Code that draws figures:
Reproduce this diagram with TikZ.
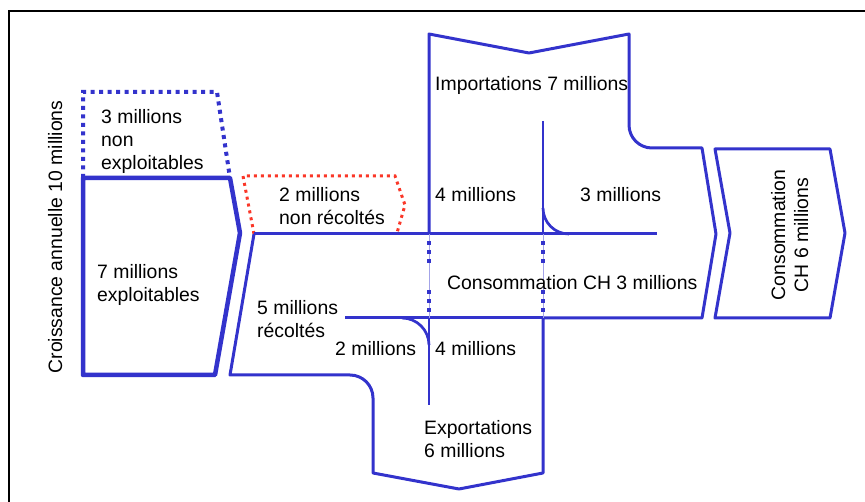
\documentclass[tikz,border=0pt]{standalone}
\usepackage{fontspec}
\setmainfont{Liberation Sans}
\definecolor{flowblue}{RGB}{51,51,204}
\definecolor{flowred}{RGB}{250,55,40}
\begin{document}
\begin{tikzpicture}[x=1pt,y=-1pt,
  font=\fontsize{19.4}{23}\selectfont,
  flow/.style={draw=flowblue, line width=3pt, line join=round},
  thickflow/.style={draw=flowblue, line width=4.5pt, line join=round},
  innerline/.style={draw=flowblue, line width=2.7pt},
  thinlink/.style={draw=flowblue!45, line width=0.7pt},
  squarelink/.style={draw=flowblue, line width=4pt, dash pattern=on 4pt off 5pt},
  bluedots/.style={draw=flowblue, line width=4pt, dash pattern=on 4pt off 4.5pt},
  reddots/.style={draw=flowred, line width=3pt, dash pattern=on 3pt off 4pt},
  lbl/.style={inner sep=0pt, anchor=base west, align=left},
  framebox/.style={draw=black, line width=2.4pt}]
\useasboundingbox (0,0) rectangle (865,502);

% frame
\coordinate (fbl) at (9,502);
\coordinate (ftl) at (9,11);
\coordinate (ftr) at (865,11);
\draw[framebox] (fbl) -- (ftl) -- (ftr);

% non exploitables (dotted)
\draw[bluedots] (83,178) -- (83,92) -- (217,92) -- (230,178);
% exploitables box
\draw[thickflow] (83,178) -- (230,178) -- (240,233) -- (215,375) -- (83,375) -- cycle;

% non recoltes (red dotted)
\draw[reddots] (254,234) -- (243,176) -- (395,176) -- (405,205) -- (397,233);

% main flow outline
\draw[flow] (254,234) -- (230,375) -- (350,375)
  .. controls (362.7,375) and (373,385.3) .. (373,398)
  -- (373,473) -- (459,489) -- (543,473) -- (543,318) -- (702,318)
  -- (716,234) -- (702,148) -- (652,148)
  .. controls (639.3,148) and (629,137.7) .. (629,125)
  -- (629,34) -- (529,53) -- (429,34) -- (429,234);
% horizontal lines
\draw[flow] (254,234) -- (657,234);
\draw[flow] (345,318) -- (543,318);

% inner branch lines
\draw[innerline] (543,121) -- (543,234);
\draw[innerline] (543,208) .. controls (543,222.4) and (554.6,234) .. (569,234);
\draw[innerline] (429,318) -- (429,405);
\draw[innerline] (402,318) .. controls (416.9,318) and (429,330.1) .. (429,345);

% dotted links
\foreach \xx in {429,543} {
  \draw[thinlink] (\xx,234) -- (\xx,318);
  \draw[squarelink] (\xx,241) -- (\xx,267);
  \draw[squarelink] (\xx,290) -- (\xx,316);
}

% consommation CH 6 millions box
\draw[flow] (715,149) -- (830,149) -- (845,233) -- (830,318) -- (715,318) -- (730,233) -- cycle;

% labels (multi-line nodes anchored at the baseline of their last line)
\node[lbl] (nonexp) at (101,170) {3 millions\\non\\exploitables};
\node[lbl] (exploit) at (97,302) {7 millions\\exploitables};
\node[inner sep=0pt, rotate=90, anchor=base] (croiss) at (62,237) {Croissance annuelle 10 millions};
\node[lbl] (nonrec) at (279,224.5) {2 millions\\non récoltés};
\node[lbl] (import) at (435,90.5) {Importations 7 millions};
\node[lbl] (fourA) at (435,201.5) {4 millions};
\node[lbl] (three) at (580,201.5) {3 millions};
\node[lbl] (consch) at (447,290) {Consommation CH 3 millions};
\node[lbl] (recoltes) at (257,337.5) {5 millions\\récoltés};
\node[lbl] (two) at (335,356) {2 millions};
\node[lbl] (fourB) at (435,356) {4 millions};
\node[lbl] (export) at (424,457) {Exportations\\6 millions};
\node[inner sep=0pt, rotate=90, anchor=base, align=center] (conssix) at (808,235) {Consommation\\CH 6 millions};
\end{tikzpicture}
\end{document}
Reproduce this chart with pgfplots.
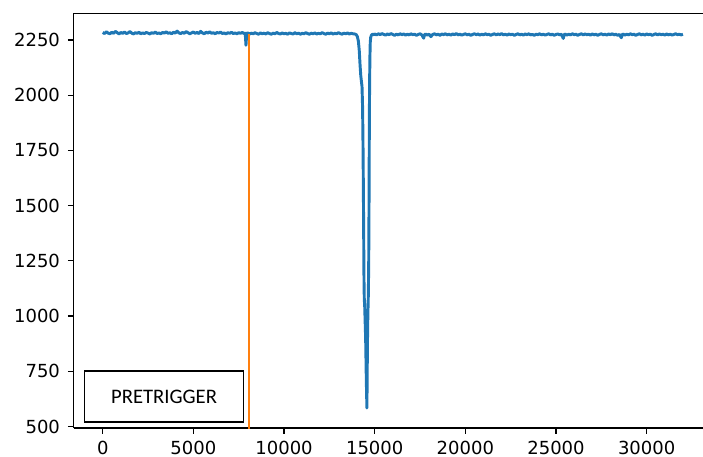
\documentclass[border=0pt]{standalone}
\usepackage{fontspec}
\setmainfont{DejaVu Sans}
\newfontfamily\calibri{Carlito}
\usepackage{pgfplots}
\pgfplotsset{compat=1.18}
\definecolor{mplblue}{HTML}{1F77B4}
\definecolor{mplorange}{HTML}{FF7F0E}

\begin{document}
\begin{tikzpicture}
\begin{axis}[
  scale only axis, width=472pt, height=311pt,
  xmin=-1600, xmax=33107, ymin=493, ymax=2370,
  axis x line*=box, axis y line*=left,
  axis line style={line width=1pt, -},
  xtick={0,5000,...,30000}, ytick={500,750,...,2250},
  xtick pos=left, ytick pos=left,
  scaled x ticks=false, scaled y ticks=false,
  tick align=outside, major tick length=4.3pt,
  tick style={black, line width=0.9pt},
  tick label style={font=\fontsize{13.5}{16}\selectfont},
  xticklabel style={yshift=-1.8pt},
  yticklabel style={xshift=-2.5pt},
  /pgf/number format/1000 sep={},
  /pgf/number format/assume math mode=true,
]
% ADC trace
\addplot[mplblue, line width=2.2pt, line join=round] coordinates {
(0,2284) (100,2279) (200,2287) (300,2281) (400,2278) (500,2285) (600,2280) (700,2289) (800,2283) (900,2277)
(1000,2284) (1100,2280) (1200,2286) (1300,2279) (1400,2282) (1500,2288) (1600,2281) (1700,2277) (1800,2283) (1900,2280)
(2000,2285) (2100,2278) (2200,2282) (2300,2279) (2400,2284) (2500,2281) (2600,2277) (2700,2283) (2800,2280) (2900,2286)
(3000,2279) (3100,2282) (3200,2278) (3300,2284) (3400,2281) (3500,2287) (3600,2280) (3700,2283) (3800,2278) (3900,2285)
(4000,2281) (4100,2290) (4200,2282) (4300,2279) (4400,2284) (4500,2280) (4600,2288) (4700,2283) (4800,2278) (4900,2282)
(5000,2286) (5100,2280) (5200,2284) (5300,2279) (5400,2289) (5500,2282) (5600,2278) (5700,2285) (5800,2281) (5900,2287)
(6000,2280) (6100,2283) (6200,2278) (6300,2284) (6400,2281) (6500,2286) (6600,2279) (6700,2282) (6800,2277) (6900,2283)
(7000,2280) (7100,2285) (7200,2279) (7300,2282) (7400,2278) (7500,2283) (7600,2280) (7700,2284) (7800,2279) (7860,2281)
(7900,2226) (7940,2279) (8000,2282)
(8100,2277) (8200,2281) (8300,2278) (8400,2283) (8500,2279) (8600,2276) (8700,2282) (8800,2278) (8900,2281)
(9000,2277) (9100,2283) (9200,2279) (9300,2276) (9400,2281) (9500,2278) (9600,2284) (9700,2279) (9800,2277) (9900,2282)
(10000,2278) (10100,2280) (10200,2276) (10300,2282) (10400,2279) (10500,2277) (10600,2283) (10700,2278) (10800,2281) (10900,2276)
(11000,2280) (11100,2278) (11200,2283) (11300,2279) (11400,2276) (11500,2281) (11600,2278) (11700,2282) (11800,2277) (11900,2280)
(12000,2278) (12100,2283) (12200,2279) (12300,2276) (12400,2281) (12500,2278) (12600,2282) (12700,2277) (12800,2280) (12900,2278)
(13000,2283) (13100,2279) (13200,2276) (13300,2281) (13400,2278) (13500,2282) (13600,2277) (13700,2280) (13800,2278) (13900,2277)
(13980,2274) (14040,2266) (14100,2245) (14150,2200) (14190,2140) (14230,2090) (14270,2060) (14300,2040)
(14330,1950) (14350,1820) (14365,1680) (14378,1540) (14390,1400) (14400,1270) (14410,1160) (14425,1080) (14450,1040)
(14500,900) (14540,700) (14570,584) (14590,780) (14610,950) (14630,1030)
(14650,1100) (14670,1250) (14682,1420) (14692,1600) (14700,1780) (14710,1950) (14722,2080) (14738,2180) (14755,2240)
(14780,2262) (14820,2272) (14880,2276)
(14950,2274) (15000,2277) (15100,2273) (15200,2278) (15300,2274) (15400,2279) (15500,2275) (15600,2272) (15700,2277) (15800,2274) (15900,2279)
(16000,2275) (16100,2271) (16200,2276) (16300,2273) (16400,2278) (16500,2274) (16600,2277) (16700,2272) (16800,2276) (16900,2273)
(17000,2278) (17100,2274) (17200,2276) (17300,2271) (17400,2275) (17500,2278) (17600,2273) (17700,2258) (17750,2274) (17800,2277)
(17900,2272) (18000,2276) (18100,2265) (18200,2275) (18300,2278) (18400,2273) (18500,2276) (18600,2271) (18700,2277) (18800,2274)
(18900,2278) (19000,2273) (19100,2276) (19200,2272) (19300,2277) (19400,2274) (19500,2279) (19600,2273) (19700,2276) (19800,2272)
(19900,2275) (20000,2278) (20100,2273) (20200,2276) (20300,2271) (20400,2275) (20500,2278) (20600,2274) (20700,2277) (20800,2272)
(20900,2276) (21000,2273) (21100,2278) (21200,2274) (21300,2276) (21400,2271) (21500,2275) (21600,2278) (21700,2273) (21800,2277)
(21900,2274) (22000,2279) (22100,2273) (22200,2276) (22300,2272) (22400,2277) (22500,2274) (22600,2276) (22700,2271) (22800,2275)
(22900,2278) (23000,2273) (23100,2276) (23200,2272) (23300,2277) (23400,2274) (23500,2278) (23600,2273) (23700,2275) (23800,2271)
(23900,2276) (24000,2274) (24100,2278) (24200,2273) (24300,2276) (24400,2272) (24500,2275) (24600,2278) (24700,2273) (24800,2276)
(24900,2271) (25000,2275) (25100,2277) (25200,2273) (25300,2276) (25400,2257) (25450,2274) (25500,2277) (25600,2272) (25700,2276)
(25800,2273) (25900,2278) (26000,2274) (26100,2276) (26200,2271) (26300,2275) (26400,2278) (26500,2273) (26600,2277) (26700,2274)
(26800,2276) (26900,2272) (27000,2277) (27100,2273) (27200,2276) (27300,2271) (27400,2275) (27500,2278) (27600,2273) (27700,2276)
(27800,2272) (27900,2277) (28000,2274) (28100,2278) (28200,2273) (28300,2276) (28400,2271) (28500,2275) (28600,2260) (28650,2274)
(28700,2277) (28800,2272) (28900,2276) (29000,2273) (29100,2278) (29200,2274) (29300,2276) (29400,2271) (29500,2275) (29600,2278)
(29700,2273) (29800,2276) (29900,2272) (30000,2277) (30100,2274) (30200,2276) (30300,2271) (30400,2275) (30500,2278) (30600,2273)
(30700,2277) (30800,2274) (30900,2276) (31000,2272) (31100,2277) (31200,2273) (31300,2276) (31400,2272) (31500,2275) (31600,2278)
(31700,2274) (31800,2276) (31900,2273) (32000,2276)
};
% trigger marker
\addplot[mplorange, line width=1.1pt] coordinates {(8070,400) (8070,2276)};
\node[draw=black, line width=1.1pt, fill=white, minimum width=119.5pt, minimum height=38.5pt,
      inner sep=0pt, font=\calibri\fontsize{15.5}{18}\selectfont]
      at (axis cs:3382,636) {PRETRIGGER};
\end{axis}
\pgfresetboundingbox
\path[use as bounding box] (-55.3pt,-21.5pt) rectangle (472pt,321.1pt);
\end{tikzpicture}
\end{document}
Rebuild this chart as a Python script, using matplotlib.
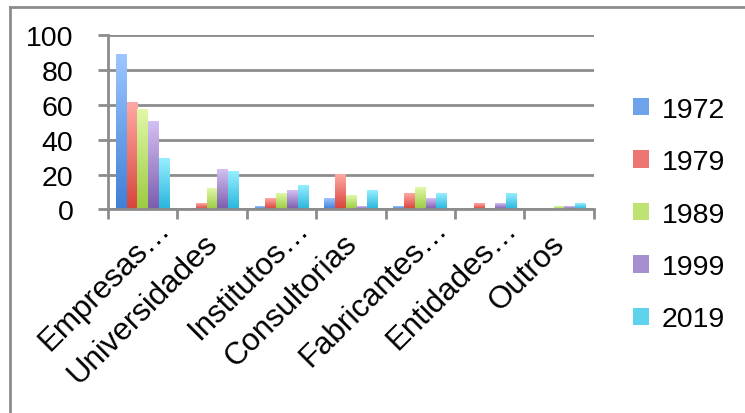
import numpy as np
import matplotlib.pyplot as plt
from matplotlib.colors import LinearSegmentedColormap, to_rgb

categories = ["Empresas…", "Universidades", "Institutos…", "Consultorias",
              "Fabricantes…", "Entidades…", "Outros"]
years = ["1972", "1979", "1989", "1999", "2019"]
v1972 = [89, 0, 1.3, 6, 1.4, 0, 0]
v1979 = [61.5, 3, 6, 20, 9, 3, 0]
v1989 = [57, 12, 9, 7.5, 12.5, 0, 1.4]
v1999 = [50.5, 23, 10.5, 1.5, 6, 3, 1.4]
v2019 = [29, 21.5, 13.5, 10.5, 9, 9, 3]
series = [v1972, v1979, v1989, v1999, v2019]
# (bottom, top) gradient colours
colors = [("#3f7fd6", "#9cc6ff"), ("#d8443c", "#ffa8a3"), ("#9ccb40", "#e0f8a8"),
          ("#7c5cae", "#d2c0f2"), ("#28b6dc", "#96eeff")]

plt.rcParams['font.family'] = ['Liberation Sans', 'DejaVu Sans']

fig = plt.figure(figsize=(7.45, 4.14), dpi=100)
# frame of the original chart area (left and top edges)
fig.add_artist(plt.Line2D([10 / 745, 10 / 745], [0, 1 - 8 / 414], transform=fig.transFigure,
                          color="#8c8c8c", linewidth=2))
fig.add_artist(plt.Line2D([10 / 745, 1], [1 - 8 / 414, 1 - 8 / 414], transform=fig.transFigure,
                          color="#8c8c8c", linewidth=2))
ax = fig.add_axes([0.145, 0.492, 0.652, 0.42])

x = np.arange(len(categories))
w = 0.155
grad = np.linspace(0, 1, 64).reshape(-1, 1)
for i, (vals, (c0, c1), yr) in enumerate(zip(series, colors, years)):
    mid = tuple((a + b) / 2 for a, b in zip(to_rgb(c0), to_rgb(c1)))
    bars = ax.bar(x + (i - 2) * w, vals, w, color=mid, label=yr, zorder=3)
    cmap = LinearSegmentedColormap.from_list("g" + yr, [c0, c1])
    for p in bars:
        if p.get_height() <= 0:
            continue
        bx, by, bw, bh = p.get_x(), p.get_y(), p.get_width(), p.get_height()
        ax.imshow(grad, cmap=cmap, origin="lower", aspect="auto",
                  extent=[bx, bx + bw, by, by + bh], zorder=3.5)

ax.set_xlim(-0.5, len(categories) - 0.5)
ax.set_ylim(0, 100)
ax.set_yticks(range(0, 101, 20))
ax.yaxis.grid(True, color="#8c8c8c", linewidth=2, zorder=0)
for s in ["top", "right"]:
    ax.spines[s].set_visible(False)
for s in ["left", "bottom"]:
    ax.spines[s].set_color("#8c8c8c")
    ax.spines[s].set_linewidth(2)
    ax.spines[s].set_zorder(5)

# tick marks between categories, labels drawn as rotated text
ax.set_xticks(np.arange(len(categories) + 1) - 0.5)
ax.set_xticklabels([])
ax.tick_params(axis="x", length=7, width=2, color="#8c8c8c")
ax.tick_params(axis="y", length=7, width=2, color="#8c8c8c", labelsize=20.5, pad=18)
for xi, cat in zip(x, categories):
    off = (28, -20) if cat.endswith("…") else (7, -35)
    ax.annotate(cat, xy=(xi, 0), xycoords=("data", "axes fraction"),
                xytext=off, textcoords="offset pixels", rotation=45,
                ha="right", va="baseline", rotation_mode="anchor",
                fontsize=22.5, annotation_clip=False)

leg = ax.legend(loc="center left", bbox_to_anchor=(1.029, -0.03), frameon=False,
                fontsize=20.5, handlelength=0.55, handleheight=0.55, handletextpad=0.45,
                labelspacing=0.93)

fig.savefig("out.png", dpi=100)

Task statement: Begin with the first line of the records and repeat every line up to the one with "(405,205) -- (397,233);", counting that line too. Pictures are not part of the copy.

Finished exercise:
Reproduce this diagram with TikZ.
\documentclass[tikz,border=0pt]{standalone}
\usepackage{fontspec}
\setmainfont{Liberation Sans}
\definecolor{flowblue}{RGB}{51,51,204}
\definecolor{flowred}{RGB}{250,55,40}
\begin{document}
\begin{tikzpicture}[x=1pt,y=-1pt,
  font=\fontsize{19.4}{23}\selectfont,
  flow/.style={draw=flowblue, line width=3pt, line join=round},
  thickflow/.style={draw=flowblue, line width=4.5pt, line join=round},
  innerline/.style={draw=flowblue, line width=2.7pt},
  thinlink/.style={draw=flowblue!45, line width=0.7pt},
  squarelink/.style={draw=flowblue, line width=4pt, dash pattern=on 4pt off 5pt},
  bluedots/.style={draw=flowblue, line width=4pt, dash pattern=on 4pt off 4.5pt},
  reddots/.style={draw=flowred, line width=3pt, dash pattern=on 3pt off 4pt},
  lbl/.style={inner sep=0pt, anchor=base west, align=left},
  framebox/.style={draw=black, line width=2.4pt}]
\useasboundingbox (0,0) rectangle (865,502);

% frame
\coordinate (fbl) at (9,502);
\coordinate (ftl) at (9,11);
\coordinate (ftr) at (865,11);
\draw[framebox] (fbl) -- (ftl) -- (ftr);

% non exploitables (dotted)
\draw[bluedots] (83,178) -- (83,92) -- (217,92) -- (230,178);
% exploitables box
\draw[thickflow] (83,178) -- (230,178) -- (240,233) -- (215,375) -- (83,375) -- cycle;

% non recoltes (red dotted)
\draw[reddots] (254,234) -- (243,176) -- (395,176) -- (405,205) -- (397,233);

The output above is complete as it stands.